Si la physique quantique vous est familière, vous connaissez déjà cet essai, un best-seller du genre, le meilleur dans la catégorie « vulgarisation scientifique ». Publié dès 1984 mais avec une importante postface inédite ajoutée en 2007 (raison pour laquelle j'ai acheté deux fois le livre), il reste à ce jour indépassable pour les efforts de clarté et de pédagogie des deux auteurs. Ceux-ci récidivent en 2011 avec Métaphysique quantique – les nouveaux mystères de l'espace et du temps, mais les sujets traités semblent les mêmes, sans doute illustrés par quelques expériences et perspectives nouvelles comme la cryptographie quantique et l'ordinateur quantique.

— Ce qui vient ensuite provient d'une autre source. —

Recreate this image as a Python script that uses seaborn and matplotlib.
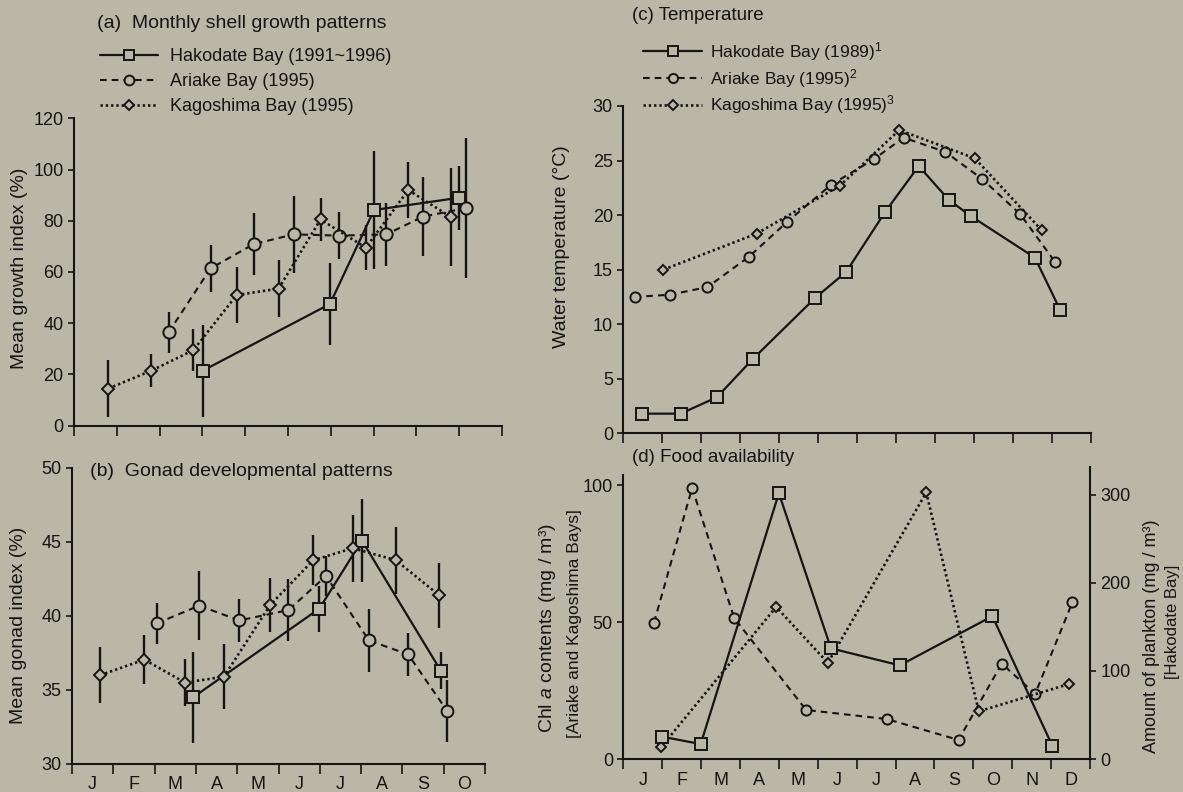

La vulgarisation s'appuie ici sur des schémas simples, comme des dispositifs classiques à base de lasers, séparateurs, miroirs tournants et détecteurs… mais aussi sur des dessins bucoliques montrant par exemple un pêcheur au bord d'un étang, un tireur de ball-trap ou un chat dans une boîte. Ces illustrations, agréables et métaphoriques, rappellent les bonnes vieilles méthodes de George Gamow et sa célèbre série des M. Tompkins. Car tenter de comprendre les phénomènes quantiques n'est pas chose aisée ! Les partisans de l'interprétation de Copenhague, dont plusieurs prix Nobel (Niels Bohr, Werner Heisenberg…) s'interdisent d'ailleurs de décrire le comportement des objets entre les mesures, se contentant d'appliquer les postulats, d'utiliser le bagage mathématique mis à leur disposition (qu'ils créent eux-mêmes, le cas échéant) et d'accepter les résultats trouvés, aussi étranges soient-ils !
Alors, ces phénomènes mystérieux, qu'on cherche à nous faire comprendre, quels sont-ils ? Voici à titre d'illustrations quelques exemples, assortis des métaphores transposant le discours dans notre monde macroscopique :
1- La réduction du paquet d'ondes : des poissons solubles sont totalement dissous dans un étang, mais lorsqu'on les pêche, ils se matérialisent d'un seul coup au bout de l'hameçon !
2- Le paradoxe EPR et l'absence de variables cachées locales : les martiens télépathes de Ray Bradbury jouent un bon tour aux terriens en décidant au dernier moment leurs caractéristiques physiques, les fourbes !
3- La superposition des états : le chat de Schrödinger (bien sûr !) est à la fois mort et vivant, il n'est pas soit mort, soit vivant, suite à une incertitude, mais bien dans les deux états, simultanément (aucune plainte de la SPA n'a été enregistrée à ce jour, même si les chats ont neuf vies, celui-ci n'en finit plus d'être sacrifié sur l'autel des sciences, heureusement, il s'agit là « d'expériences de pensée », comme disait Einstein) !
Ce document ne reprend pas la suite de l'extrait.